Horizon Ensemble’s engaged and fresh take on Mendelssohn’s Symphony No. 3 (Scottish) was not without felicities; it gave more pleasure from listening rather than keeping score. One could commend Gau’s vision in some general observations. He exhibited patience in dynamic buildups and never rushed. Lots of intent showed as well as a plan to enrobe the work in drama. Gau signaled tempo changes with a big clear beat, and the somewhat scorebound players followed. We were struck almost dumb by some delicious big ritards. In the first movement, fateful horncalls, recalling the earlier Mozart, set up some wonderful storm and stress. A downward scale gave the “all clear.”

In the fairy scherzo, never fussy or busy, Gau kept the gears well-meshed in Mendelssohn’s sprightly leprechaun’s conveyance.

The very expressive slow movement witnessed Gau artfully defining the long slurs and dynamic hairpins. The next great horn theme became agitated before yielding to noble repose.
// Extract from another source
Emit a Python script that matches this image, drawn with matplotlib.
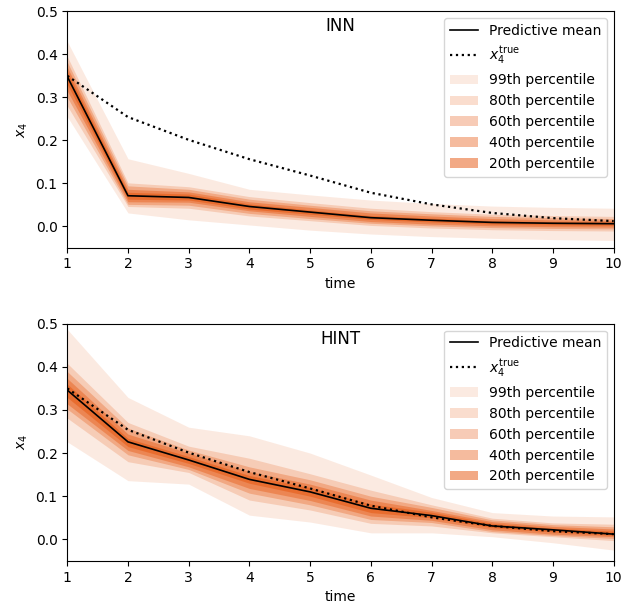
import numpy as np
import matplotlib
matplotlib.use("Agg")
import matplotlib.pyplot as plt

COLOR = "#e6550d"

time = [1, 2, 3, 4, 5, 6, 7, 8, 9, 10]
x4_true = [0.350, 0.254, 0.201, 0.156, 0.118, 0.078, 0.051, 0.031, 0.019, 0.012]

band_labels = ["99th percentile", "80th percentile", "60th percentile",
               "40th percentile", "20th percentile"]
band_alphas = [0.12, 0.2, 0.3, 0.4, 0.5]

# INN
inn_mean = [0.348, 0.071, 0.067, 0.046, 0.033, 0.020, 0.014, 0.009, 0.007, 0.006]
inn_lo_99 = [0.255, 0.031, 0.015, 0.003, -0.009, -0.018, -0.024, -0.028, -0.031, -0.033]
inn_hi_99 = [0.430, 0.157, 0.123, 0.086, 0.073, 0.061, 0.053, 0.047, 0.044, 0.042]
inn_lo_80 = [0.280, 0.046, 0.042, 0.024, 0.013, 0.002, -0.004, -0.008, -0.010, -0.011]
inn_hi_80 = [0.395, 0.101, 0.092, 0.069, 0.055, 0.042, 0.034, 0.028, 0.025, 0.023]
inn_lo_60 = [0.300, 0.051, 0.049, 0.030, 0.018, 0.007, 0.001, -0.003, -0.005, -0.006]
inn_hi_60 = [0.382, 0.094, 0.086, 0.063, 0.049, 0.036, 0.029, 0.023, 0.020, 0.018]
inn_lo_40 = [0.315, 0.057, 0.056, 0.036, 0.023, 0.011, 0.005, 0.001, -0.001, -0.002]
inn_hi_40 = [0.370, 0.086, 0.080, 0.057, 0.044, 0.031, 0.024, 0.018, 0.015, 0.014]
inn_lo_20 = [0.330, 0.063, 0.061, 0.040, 0.028, 0.016, 0.010, 0.005, 0.003, 0.002]
inn_hi_20 = [0.360, 0.079, 0.075, 0.052, 0.038, 0.025, 0.019, 0.013, 0.011, 0.010]

# HINT
hint_mean = [0.346, 0.226, 0.184, 0.139, 0.110, 0.072, 0.055, 0.031, 0.022, 0.012]
hint_lo_99 = [0.226, 0.136, 0.128, 0.056, 0.040, 0.015, 0.015, 0.006, -0.008, -0.025]
hint_hi_99 = [0.487, 0.329, 0.260, 0.240, 0.200, 0.149, 0.097, 0.062, 0.054, 0.052]
hint_lo_80 = [0.281, 0.180, 0.155, 0.091, 0.068, 0.037, 0.031, 0.015, 0.006, -0.003]
hint_hi_80 = [0.408, 0.271, 0.216, 0.188, 0.152, 0.114, 0.080, 0.049, 0.038, 0.035]
hint_lo_60 = [0.302, 0.196, 0.162, 0.107, 0.080, 0.046, 0.039, 0.018, 0.009, 0.002]
hint_hi_60 = [0.389, 0.258, 0.207, 0.168, 0.138, 0.100, 0.074, 0.045, 0.034, 0.029]
hint_lo_40 = [0.314, 0.206, 0.168, 0.118, 0.090, 0.054, 0.044, 0.022, 0.012, 0.006]
hint_hi_40 = [0.373, 0.244, 0.200, 0.157, 0.128, 0.091, 0.067, 0.041, 0.030, 0.024]
hint_lo_20 = [0.329, 0.215, 0.176, 0.130, 0.100, 0.062, 0.050, 0.027, 0.017, 0.009]
hint_hi_20 = [0.360, 0.234, 0.192, 0.148, 0.120, 0.082, 0.063, 0.037, 0.026, 0.019]


def plot_panel(ax, name, mean, bands):
    ax.plot(time, mean, color="k", lw=1.2, label="Predictive mean")
    ax.plot(time, x4_true, "k:", lw=1.6, label=r"$x_4^{\mathrm{true}}$")
    for (lo, hi), lab, a in zip(bands, band_labels, band_alphas):
        ax.fill_between(time, lo, hi, color=COLOR, alpha=a, lw=0, label=lab)
    ax.set_xlim(1, 10)
    ax.set_ylim(-0.05, 0.5)
    ax.set_xticks(time)
    ax.set_yticks([0.0, 0.1, 0.2, 0.3, 0.4, 0.5])
    ax.set_xlabel("time")
    ax.set_ylabel(r"$x_4$")
    ax.text(0.5, 0.975, name, transform=ax.transAxes, ha="center", va="top", fontsize=12)
    ax.legend(loc="upper right")


fig = plt.figure(figsize=(6.39, 6.07), dpi=100)
ax1 = fig.add_axes([0.1053, 0.5918, 0.855, 0.3896])
ax2 = fig.add_axes([0.1053, 0.0760, 0.855, 0.3907])

plot_panel(ax1, "INN", inn_mean,
           [(inn_lo_99, inn_hi_99), (inn_lo_80, inn_hi_80), (inn_lo_60, inn_hi_60),
            (inn_lo_40, inn_hi_40), (inn_lo_20, inn_hi_20)])
plot_panel(ax2, "HINT", hint_mean,
           [(hint_lo_99, hint_hi_99), (hint_lo_80, hint_hi_80), (hint_lo_60, hint_hi_60),
            (hint_lo_40, hint_hi_40), (hint_lo_20, hint_hi_20)])

plt.savefig("out.png", dpi=100)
It’s hard to imagine how such a young conductor could elicit such sentiment without sentimentality.

In the final movement, the offbeats sounded ragged, and some of the moving parts seemed to have their own ideas, but by the end, the Marlborough rondo or rather Scottish Dance led to a sparkling coda, which though not immaculate, indicated a great collective intent and left all smiling.

Callouts to individuals: Principal clarinetist Ning-Chieh Tsai almost throughout, Nick Ochoa, for the brilliant high horn solo in the end of the piece, and Jack Krugman, horn #3, for the solo in the slow movement along with the cellists. 

Horizon Ensemble expects to return to Church of the Covenant in July or August.

* Marcea McGuire, an M.M. candidate in composition at the Boston Conservatory, shares her lived experience through music. Her work has been commissioned by the Church of Jesus Christ of the Latter-day Saints and Lillith Vocal Ensemble. She aims to express the unique struggles her community faces, and to celebrate her culture and history.